Time to Increase Your Education Assistance Benefit?



It’s been nearly 40 years since employers first were able to offer tax-free education assistance for undergraduate, graduate or certificate level work to their employees. The benefit was semi-permanent, with Congress reauthorizing it (sometimes retroactively) numerous times until it was finally made a permanent part of the law in early 2013. 

The maximum amount employers can provide tax-free toward education assistance is $5,250 and has not been increased since 1978! Efforts to raise that amount in order to keep up with the current cost of education are now taking place in Congress. House and Senate lawmakers are looking to nearly double the allowable amount to $11,500 and index it for inflation.

For HR professionals, this means another tool in their benefits toolbox to attract and retain top talent. HR knows all too well the challenges organizations face with skills shortages in the workplace. Recruiting difficulty has continued to increase over the last five years, and competition for talent is high. To attract and retain top talent, HR must leverage the benefits package they offer to their employees.

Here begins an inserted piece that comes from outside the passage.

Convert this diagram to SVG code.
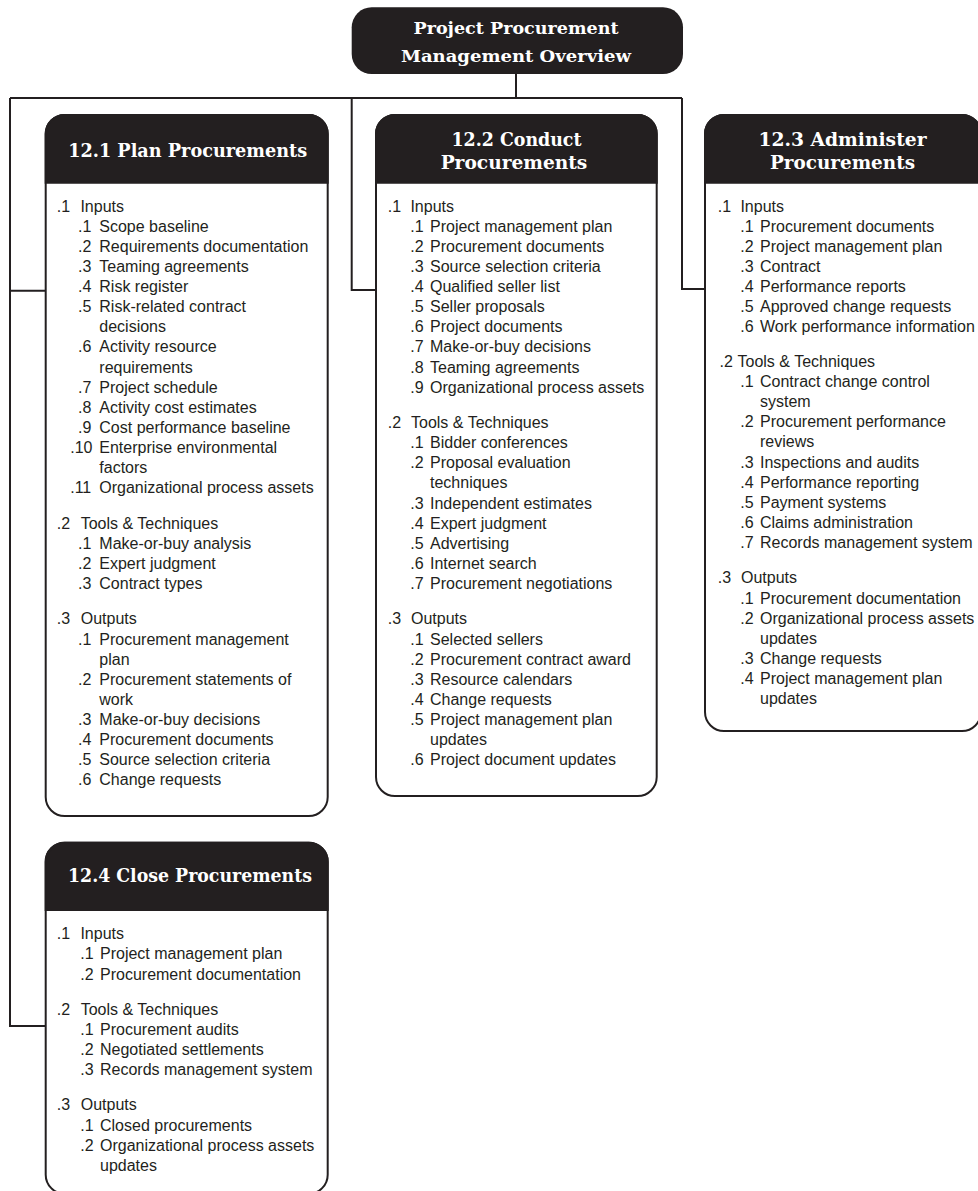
<svg xmlns="http://www.w3.org/2000/svg" width="978" height="1191" viewBox="0 0 978 1191">
<style>
.bg{fill:#ffffff}
.box{fill:#ffffff;stroke:#231f20;stroke-width:2}
.hdr{fill:#231f20;stroke:#231f20;stroke-width:2}
.conn{fill:none;stroke:#231f20;stroke-width:2}
.h{font-family:"DejaVu Serif","Liberation Serif",serif;font-weight:bold;font-size:19px;fill:#ffffff;text-anchor:middle}
.ttl{font-family:"DejaVu Serif","Liberation Serif",serif;font-weight:bold;font-size:16px;fill:#ffffff;text-anchor:middle}
.t{font-family:"Liberation Sans",Arial,sans-serif;font-size:16px;fill:#231f20}
</style>
<rect class="bg" x="0" y="0" width="978" height="1191"/>

<g id="connectors">
<path class="conn" d="M516,74 V98 M10,98 H682 M10,98 V1026 H45.7 M10,290.7 H45.7 M351.7,98 V290 H376 M682,98 V289 H705"/>
</g>

<g id="title">
<rect x="351.7" y="7.3" width="331.3" height="66.7" rx="20" fill="#231f20"/>
<text class="ttl" x="516" y="34.3" textLength="205" lengthAdjust="spacingAndGlyphs">Project Procurement</text>
<text class="ttl" x="516" y="62" textLength="230" lengthAdjust="spacingAndGlyphs">Management Overview</text>
</g>

<g id="node-12-1">
<rect class="box" x="45.7" y="115" width="282" height="701" rx="19"/>
<path class="hdr" d="M45.7,134 A19,19 0 0 1 64.7,115 H308.7 A19,19 0 0 1 327.7,134 V182.7 H45.7 Z"/>
<text class="h" x="187.7" y="157" textLength="239" lengthAdjust="spacingAndGlyphs">12.1 Plan Procurements</text>
<text class="t" y="211.7"><tspan x="56.8">.1</tspan><tspan x="80.4">Inputs</tspan></text>
<text class="t" y="231.8"><tspan x="78">.1</tspan><tspan x="99.3">Scope baseline</tspan></text>
<text class="t" y="251.9"><tspan x="78">.2</tspan><tspan x="99.3">Requirements documentation</tspan></text>
<text class="t" y="272"><tspan x="78">.3</tspan><tspan x="99.3">Teaming agreements</tspan></text>
<text class="t" y="292.1"><tspan x="78">.4</tspan><tspan x="99.3">Risk register</tspan></text>
<text class="t" y="312.2"><tspan x="78">.5</tspan><tspan x="99.3">Risk-related contract</tspan></text>
<text class="t" x="99.3" y="332.3">decisions</text>
<text class="t" y="352.4"><tspan x="78">.6</tspan><tspan x="99.3">Activity resource</tspan></text>
<text class="t" x="99.3" y="372.5">requirements</text>
<text class="t" y="392.6"><tspan x="78">.7</tspan><tspan x="99.3">Project schedule</tspan></text>
<text class="t" y="412.7"><tspan x="78">.8</tspan><tspan x="99.3">Activity cost estimates</tspan></text>
<text class="t" y="432.8"><tspan x="78">.9</tspan><tspan x="99.3">Cost performance baseline</tspan></text>
<text class="t" y="452.9"><tspan x="70.2">.10</tspan><tspan x="99.3">Enterprise environmental</tspan></text>
<text class="t" x="99.3" y="473">factors</text>
<text class="t" y="493.1"><tspan x="70.2">.11</tspan><tspan x="99.3">Organizational process assets</tspan></text>
<text class="t" y="528.6"><tspan x="56.8">.2</tspan><tspan x="80.7">Tools &amp; Techniques</tspan></text>
<text class="t" y="548.7"><tspan x="78">.1</tspan><tspan x="99.3">Make-or-buy analysis</tspan></text>
<text class="t" y="568.8"><tspan x="78">.2</tspan><tspan x="99.3">Expert judgment</tspan></text>
<text class="t" y="588.9"><tspan x="78">.3</tspan><tspan x="99.3">Contract types</tspan></text>
<text class="t" y="624.4"><tspan x="56.8">.3</tspan><tspan x="80.7">Outputs</tspan></text>
<text class="t" y="644.5"><tspan x="78">.1</tspan><tspan x="99.3">Procurement management</tspan></text>
<text class="t" x="99.3" y="664.6">plan</text>
<text class="t" y="684.7"><tspan x="78">.2</tspan><tspan x="99.3">Procurement statements of</tspan></text>
<text class="t" x="99.3" y="704.8">work</text>
<text class="t" y="724.9"><tspan x="78">.3</tspan><tspan x="99.3">Make-or-buy decisions</tspan></text>
<text class="t" y="745"><tspan x="78">.4</tspan><tspan x="99.3">Procurement documents</tspan></text>
<text class="t" y="765.1"><tspan x="78">.5</tspan><tspan x="99.3">Source selection criteria</tspan></text>
<text class="t" y="785.2"><tspan x="78">.6</tspan><tspan x="99.3">Change requests</tspan></text>
</g>

<g id="node-12-2">
<rect class="box" x="376" y="115" width="280.7" height="681" rx="19"/>
<path class="hdr" d="M376,134 A19,19 0 0 1 395,115 H637.7 A19,19 0 0 1 656.7,134 V182.7 H376 Z"/>
<text class="h" x="516.5" y="145.5" textLength="130" lengthAdjust="spacingAndGlyphs">12.2 Conduct</text>
<text class="h" x="514" y="168.5" textLength="146.7" lengthAdjust="spacingAndGlyphs">Procurements</text>
<text class="t" y="211.7"><tspan x="387.8">.1</tspan><tspan x="410.4">Inputs</tspan></text>
<text class="t" y="231.8"><tspan x="410.2">.1</tspan><tspan x="430">Project management plan</tspan></text>
<text class="t" y="251.9"><tspan x="410.2">.2</tspan><tspan x="430">Procurement documents</tspan></text>
<text class="t" y="272"><tspan x="410.2">.3</tspan><tspan x="430">Source selection criteria</tspan></text>
<text class="t" y="292.1"><tspan x="410.2">.4</tspan><tspan x="430">Qualified seller list</tspan></text>
<text class="t" y="312.2"><tspan x="410.2">.5</tspan><tspan x="430">Seller proposals</tspan></text>
<text class="t" y="332.3"><tspan x="410.2">.6</tspan><tspan x="430">Project documents</tspan></text>
<text class="t" y="352.4"><tspan x="410.2">.7</tspan><tspan x="430">Make-or-buy decisions</tspan></text>
<text class="t" y="372.5"><tspan x="410.2">.8</tspan><tspan x="430">Teaming agreements</tspan></text>
<text class="t" y="392.6"><tspan x="410.2">.9</tspan><tspan x="430">Organizational process assets</tspan></text>
<text class="t" y="428.1"><tspan x="387.8">.2</tspan><tspan x="411">Tools &amp; Techniques</tspan></text>
<text class="t" y="448.2"><tspan x="410.2">.1</tspan><tspan x="430">Bidder conferences</tspan></text>
<text class="t" y="468.3"><tspan x="410.2">.2</tspan><tspan x="430">Proposal evaluation</tspan></text>
<text class="t" x="430" y="488.4">techniques</text>
<text class="t" y="508.5"><tspan x="410.2">.3</tspan><tspan x="430">Independent estimates</tspan></text>
<text class="t" y="528.6"><tspan x="410.2">.4</tspan><tspan x="430">Expert judgment</tspan></text>
<text class="t" y="548.7"><tspan x="410.2">.5</tspan><tspan x="430">Advertising</tspan></text>
<text class="t" y="568.8"><tspan x="410.2">.6</tspan><tspan x="430">Internet search</tspan></text>
<text class="t" y="588.9"><tspan x="410.2">.7</tspan><tspan x="430">Procurement negotiations</tspan></text>
<text class="t" y="624.4"><tspan x="387.8">.3</tspan><tspan x="411">Outputs</tspan></text>
<text class="t" y="644.5"><tspan x="410.2">.1</tspan><tspan x="430">Selected sellers</tspan></text>
<text class="t" y="664.6"><tspan x="410.2">.2</tspan><tspan x="430">Procurement contract award</tspan></text>
<text class="t" y="684.7"><tspan x="410.2">.3</tspan><tspan x="430">Resource calendars</tspan></text>
<text class="t" y="704.8"><tspan x="410.2">.4</tspan><tspan x="430">Change requests</tspan></text>
<text class="t" y="724.9"><tspan x="410.2">.5</tspan><tspan x="430">Project management plan</tspan></text>
<text class="t" x="430" y="745">updates</text>
<text class="t" y="765.1"><tspan x="410.2">.6</tspan><tspan x="430">Project document updates</tspan></text>
</g>

<g id="node-12-3">
<rect class="box" x="705" y="115" width="276" height="616" rx="19"/>
<path class="hdr" d="M705,134 A19,19 0 0 1 724,115 H962 A19,19 0 0 1 981,134 V182.7 H705 Z"/>
<text class="h" x="842.5" y="145.5" textLength="168" lengthAdjust="spacingAndGlyphs">12.3 Administer</text>
<text class="h" x="842.5" y="168.5" textLength="145" lengthAdjust="spacingAndGlyphs">Procurements</text>
<text class="t" y="211.7"><tspan x="717.8">.1</tspan><tspan x="740.4">Inputs</tspan></text>
<text class="t" y="231.8"><tspan x="740.2">.1</tspan><tspan x="760">Procurement documents</tspan></text>
<text class="t" y="251.9"><tspan x="740.2">.2</tspan><tspan x="760">Project management plan</tspan></text>
<text class="t" y="272"><tspan x="740.2">.3</tspan><tspan x="760">Contract</tspan></text>
<text class="t" y="292.1"><tspan x="740.2">.4</tspan><tspan x="760">Performance reports</tspan></text>
<text class="t" y="312.2"><tspan x="740.2">.5</tspan><tspan x="760">Approved change requests</tspan></text>
<text class="t" y="332.3"><tspan x="740.2">.6</tspan><tspan x="760">Work performance information</tspan></text>
<text class="t" y="367"><tspan x="719.5">.2</tspan><tspan x="737.5">Tools &amp; Techniques</tspan></text>
<text class="t" y="387.1"><tspan x="740.2">.1</tspan><tspan x="760">Contract change control</tspan></text>
<text class="t" x="760" y="407.2">system</text>
<text class="t" y="427.3"><tspan x="740.2">.2</tspan><tspan x="760">Procurement performance</tspan></text>
<text class="t" x="760" y="447.4">reviews</text>
<text class="t" y="467.5"><tspan x="740.2">.3</tspan><tspan x="760">Inspections and audits</tspan></text>
<text class="t" y="487.6"><tspan x="740.2">.4</tspan><tspan x="760">Performance reporting</tspan></text>
<text class="t" y="507.7"><tspan x="740.2">.5</tspan><tspan x="760">Payment systems</tspan></text>
<text class="t" y="527.8"><tspan x="740.2">.6</tspan><tspan x="760">Claims administration</tspan></text>
<text class="t" y="547.9"><tspan x="740.2">.7</tspan><tspan x="760">Records management system</tspan></text>
<text class="t" y="583.4"><tspan x="717.8">.3</tspan><tspan x="741">Outputs</tspan></text>
<text class="t" y="603.5"><tspan x="740.2">.1</tspan><tspan x="760">Procurement documentation</tspan></text>
<text class="t" y="623.6"><tspan x="740.2">.2</tspan><tspan x="760">Organizational process assets</tspan></text>
<text class="t" x="760" y="643.7">updates</text>
<text class="t" y="663.8"><tspan x="740.2">.3</tspan><tspan x="760">Change requests</tspan></text>
<text class="t" y="683.9"><tspan x="740.2">.4</tspan><tspan x="760">Project management plan</tspan></text>
<text class="t" x="760" y="704">updates</text>
</g>

<g id="node-12-4">
<rect class="box" x="45.7" y="842.7" width="282" height="351" rx="19"/>
<path class="hdr" d="M45.7,861.7 A19,19 0 0 1 64.7,842.7 H308.7 A19,19 0 0 1 327.7,861.7 V910 H45.7 Z"/>
<text class="h" x="190" y="882" textLength="244" lengthAdjust="spacingAndGlyphs">12.4 Close Procurements</text>
<text class="t" y="939.3"><tspan x="56.8">.1</tspan><tspan x="80.4">Inputs</tspan></text>
<text class="t" y="959.4"><tspan x="80.2">.1</tspan><tspan x="100">Project management plan</tspan></text>
<text class="t" y="979.5"><tspan x="80.2">.2</tspan><tspan x="100">Procurement documentation</tspan></text>
<text class="t" y="1014.8"><tspan x="56.8">.2</tspan><tspan x="80.7">Tools &amp; Techniques</tspan></text>
<text class="t" y="1034.9"><tspan x="80.2">.1</tspan><tspan x="100">Procurement audits</tspan></text>
<text class="t" y="1055"><tspan x="80.2">.2</tspan><tspan x="100">Negotiated settlements</tspan></text>
<text class="t" y="1075.1"><tspan x="80.2">.3</tspan><tspan x="100">Records management system</tspan></text>
<text class="t" y="1110.4"><tspan x="56.8">.3</tspan><tspan x="80.7">Outputs</tspan></text>
<text class="t" y="1130.5"><tspan x="80.2">.1</tspan><tspan x="100">Closed procurements</tspan></text>
<text class="t" y="1150.6"><tspan x="80.2">.2</tspan><tspan x="100">Organizational process assets</tspan></text>
<text class="t" x="100" y="1170.7">updates</text>
</g>
</svg>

Additionally, HR has been noticing more financial strain among employees. Research by SHRM and Elevate in 2014 found that 61 percent of HR professionals described their employees’ financial health as no better than fair. Fifty percent of HR professionals indicate that people in the 25-34 age range experience the most financial stress. Offering benefits like tuition assistance helps to alleviate some of that financial pressure.

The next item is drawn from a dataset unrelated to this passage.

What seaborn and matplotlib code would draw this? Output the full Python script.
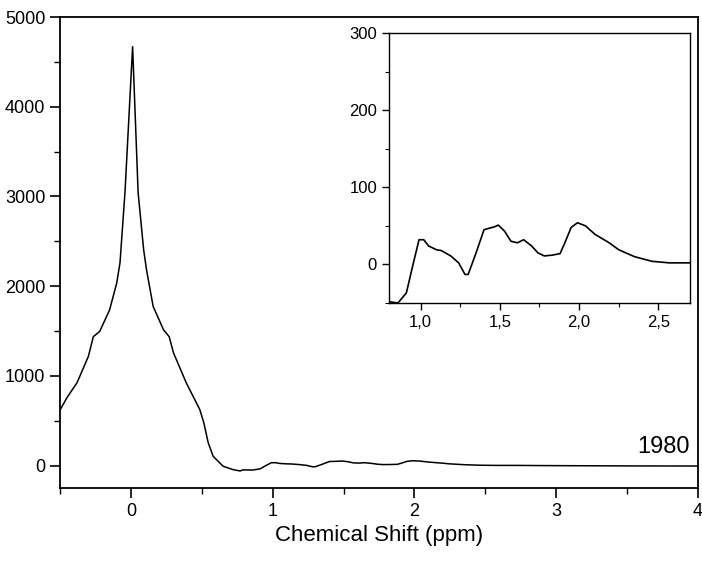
import numpy as np
import pandas as pd
import matplotlib
matplotlib.use("Agg")
import matplotlib.pyplot as plt
from matplotlib.ticker import MultipleLocator
import seaborn as sns

# broad part of the spectrum (ppm, intensity)
shift_peak = [-0.50, -0.45, -0.38, -0.30, -0.265, -0.22, -0.15, -0.10, -0.077,
              -0.042, 0.012, 0.051, 0.09, 0.11, 0.157, 0.23, 0.27, 0.30, 0.39,
              0.486, 0.514, 0.545, 0.58, 0.65, 0.72, 0.77]
intens_peak = [620, 760, 924, 1217, 1437, 1496, 1737, 2036, 2260,
               3040, 4670, 3040, 2405, 2183, 1774, 1514, 1437, 1258, 924,
               624, 479, 256, 104, -7, -45, -60]

# zoomed region shown in the inset
shift_zoom = [0.79, 0.857, 0.91, 0.95, 0.99, 1.02, 1.05, 1.10, 1.13, 1.19, 1.24,
              1.28, 1.30, 1.35, 1.40, 1.47, 1.49, 1.53, 1.57, 1.61, 1.65, 1.70,
              1.74, 1.78, 1.83, 1.88, 1.91, 1.95, 1.99, 2.04, 2.10, 2.19, 2.25,
              2.35, 2.46, 2.57, 2.71]
intens_zoom = [-48, -50, -37, -2, 32, 32, 24, 19, 18, 11, 2,
               -13, -13, 15, 45, 49, 51, 43, 30, 28, 32, 24,
               15, 11, 12, 14, 28, 48, 54, 50, 39, 28, 19,
               10, 4, 2, 2]

# flat tail
shift_tail = [2.9, 3.2, 3.6, 4.0]
intens_tail = [0, -2, -4, -5]

main_xticks = [0, 1, 2, 3, 4]
main_yticks = [0, 1000, 2000, 3000, 4000, 5000]
main_yticklabels = ["0", "1000", "2000", "3000", "4000", "5000"]
inset_xticks = [1.0, 1.5, 2.0, 2.5]
inset_xticklabels = ["1,0", "1,5", "2,0", "2,5"]
inset_yticks = [0, 100, 200, 300]

df = pd.DataFrame({
    "shift": shift_peak + shift_zoom + shift_tail,
    "intensity": intens_peak + intens_zoom + intens_tail,
})
dz = pd.DataFrame({"shift": shift_zoom, "intensity": intens_zoom})

sns.set_style("ticks")
plt.rcParams["font.family"] = ["Liberation Sans", "DejaVu Sans"]
plt.rcParams["text.color"] = "black"
plt.rcParams["xtick.color"] = "black"
plt.rcParams["ytick.color"] = "black"
plt.rcParams["axes.labelcolor"] = "black"
plt.rcParams["axes.edgecolor"] = "black"

fig = plt.figure(figsize=(7.02, 5.66), dpi=100)
ax = fig.add_axes([0.0855, 0.1378, 0.9088, 0.832])
sns.lineplot(data=df, x="shift", y="intensity", ax=ax, color="black", linewidth=1.1)
ax.set_xlim(-0.5, 4)
ax.set_ylim(-250, 5000)
ax.set_xticks(main_xticks)
ax.set_yticks(main_yticks)
ax.set_yticklabels(main_yticklabels)
ax.xaxis.set_minor_locator(MultipleLocator(0.5))
ax.yaxis.set_minor_locator(MultipleLocator(500))
ax.tick_params(which="major", length=7, width=1.2, labelsize=13, direction="out")
ax.tick_params(which="minor", length=4, width=1.0, direction="out")
ax.set_xlabel("Chemical Shift (ppm)", fontsize=16)
ax.set_ylabel("")
for s in ax.spines.values():
    s.set_linewidth(1.3)
ax.text(0.987, 0.087, "1980", transform=ax.transAxes, ha="right", va="center", fontsize=17)

axin = fig.add_axes([0.554, 0.4647, 0.429, 0.477])
sns.lineplot(data=dz, x="shift", y="intensity", ax=axin, color="black", linewidth=1.2)
axin.set_xlim(0.8, 2.7)
axin.set_ylim(-50, 300)
axin.set_xticks(inset_xticks)
axin.set_xticklabels(inset_xticklabels)
axin.set_yticks(inset_yticks)
axin.xaxis.set_minor_locator(MultipleLocator(0.25))
axin.yaxis.set_minor_locator(MultipleLocator(50))
axin.tick_params(which="major", length=5, width=1.0, labelsize=12, direction="out")
axin.tick_params(which="minor", length=3, width=0.8, direction="out")
axin.set_xlabel("")
axin.set_ylabel("")
for s in axin.spines.values():
    s.set_linewidth(1.0)

fig.savefig("out.png", dpi=100)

Having an education benefit not only benefits employees, but can directly be correlated to a company’s bottom line. Companies are finding that the ROI of an education assistance program can pay for the program itself. Cigna, for example, found that for every dollar it spent on its educational reimbursement program, it got back $1 and saved another $1.29 through reduced employee turnover and lower recruiting costs.

When reevaluating current benefits and looking for new and exciting ways to engage prospective employees, take a second look at some benefits that may already be in place and enhance them. Increasing the amount offered towards tuition assistance, or expanding that benefit to include student loan repayment, may dust off an old benefit and make it new again.